Total Duration of Event
308 hours (January 28, 2026 – February 10, 2026)
Preventive Actions
To prevent similar performance issues and directly address the identified root causes, we are implementing the following improvements:
- Stronger validation of SCIM and authentication changes
We are enhancing pre‑production testing for SCIM and authentication flows, including parameter handling (e.g., dates and UUIDs) and end‑to‑end performance testing during simulated peak hours.
- Expanded performance testing for high‑traffic APIs and database usage
We are broadening load and stress testing for kiosk, check‑in, and dashboard APIs with a focus on query efficiency, batching, and connection utilization to eliminate long‑running operations.
- Refined database connection and capacity planning
We are formalizing capacity planning with scheduled reviews of database connection thresholds and server scaling to ensure headroom ahead of projected growth and seasonal peaks.
- Stricter review for security and infrastructure configuration changes
We are establishing a mandatory cross‑functional review (Product, Engineering, SRE, Security) for encryption, cipher, and infrastructure updates, including explicit performance‑impact assessments prior to rollout.
- Improved monitoring and alerting for latency and error patterns
We are strengthening real‑time monitoring to detect rising response times, connection saturation, and SCIM‑related errors earlier, with clearer automated alerts and runbooks for faster mitigation.
- Safer deployment strategy for hotfixes
We are adopting phased rollouts, enhanced rollback procedures, and proactive customer communications to minimize risk and customer impact during remediation releases.
- Ongoing database health and index management
We are instituting regular maintenance and index reviews to reduce fragmentation, retire unused indexes, and maintain query performance within baseline targets.
- Sustained verification
We will continue close monitoring to confirm stability and ensure that performance remains within defined baselines.

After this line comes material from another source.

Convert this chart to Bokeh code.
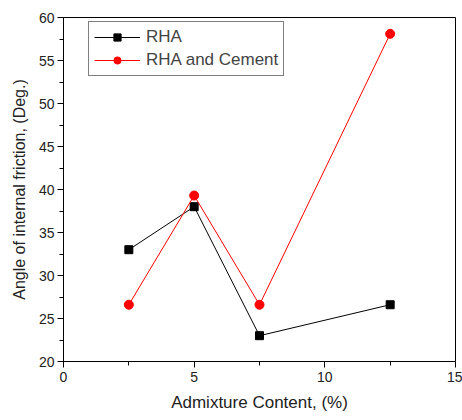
from bokeh.plotting import figure
from bokeh.embed import file_html
from bokeh.resources import INLINE
from bokeh.models import Range1d, FixedTicker

x_vals = [2.5, 5, 7.5, 12.5]
rha = [33.0, 38.0, 23.0, 26.6]
rha_cement = [26.6, 39.3, 26.6, 58.1]
x_ticks = [0, 5, 10, 15]
y_ticks = [20, 25, 30, 35, 40, 45, 50, 55, 60]

FONT = "Liberation Sans"

p = figure(width=462, height=420, output_backend="svg", toolbar_location=None,
           x_range=Range1d(0, 15), y_range=Range1d(20, 60),
           min_border_left=63, min_border_right=7, min_border_top=17, min_border_bottom=59)
p.xgrid.visible = False
p.ygrid.visible = False
p.outline_line_color = "black"
p.outline_line_width = 1
p.background_fill_color = "white"
p.border_fill_color = "white"

p.line(x_vals, rha, color="black", line_width=1, legend_label="RHA")
p.scatter(x_vals, rha, marker="square", size=8, color="black", legend_label="RHA")
p.line(x_vals, rha_cement, color="red", line_width=1, legend_label="RHA and Cement")
p.scatter(x_vals, rha_cement, marker="circle", size=9, color="red", legend_label="RHA and Cement")

for ax, ticks in ((p.xaxis[0], x_ticks), (p.yaxis[0], y_ticks)):
    ax.ticker = FixedTicker(ticks=ticks, minor_ticks=[t + 2.5 for t in ticks[:-1]])
    ax.major_tick_in = 0
    ax.major_tick_out = 6
    ax.minor_tick_in = 0
    ax.minor_tick_out = 4
    ax.axis_line_color = "black"
    ax.major_tick_line_color = "black"
    ax.minor_tick_line_color = "black"
    ax.major_label_text_font = FONT
    ax.major_label_text_font_size = "14px"
    ax.major_label_text_color = "#222222"
    ax.axis_label_text_font = FONT
    ax.axis_label_text_font_style = "normal"
    ax.axis_label_text_color = "#222222"

p.xaxis[0].axis_label = "Admixture Content, (%)"
p.yaxis[0].axis_label = "Angle of internal friction, (Deg.)"
p.xaxis[0].axis_label_text_font_size = "17px"
p.yaxis[0].axis_label_text_font_size = "16px"
p.xaxis[0].major_label_standoff = 4
p.yaxis[0].major_label_standoff = 3
p.xaxis[0].axis_label_standoff = 8
p.yaxis[0].axis_label_standoff = 8

lg = p.legend[0]
lg.location = (25, 285)
lg.border_line_color = "black"
lg.border_line_width = 1
lg.label_text_font = FONT
lg.label_text_font_size = "17px"
lg.glyph_width = 46
lg.glyph_height = 18
lg.label_height = 18
lg.spacing = 3
lg.padding = 5
lg.margin = 0
lg.label_standoff = 6
lg.background_fill_alpha = 1

open("out.html", "w").write(file_html(p, INLINE))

All services are operating normally, and we will continue to monitor the platform closely to ensure consistent performance. We appreciate your partnership and the patience you demonstrated while we worked through this issue. Your feedback and collaboration play an important role in helping us strengthen the Eptura Visitor experience, and we remain committed to delivering the reliability and performance your organization expects.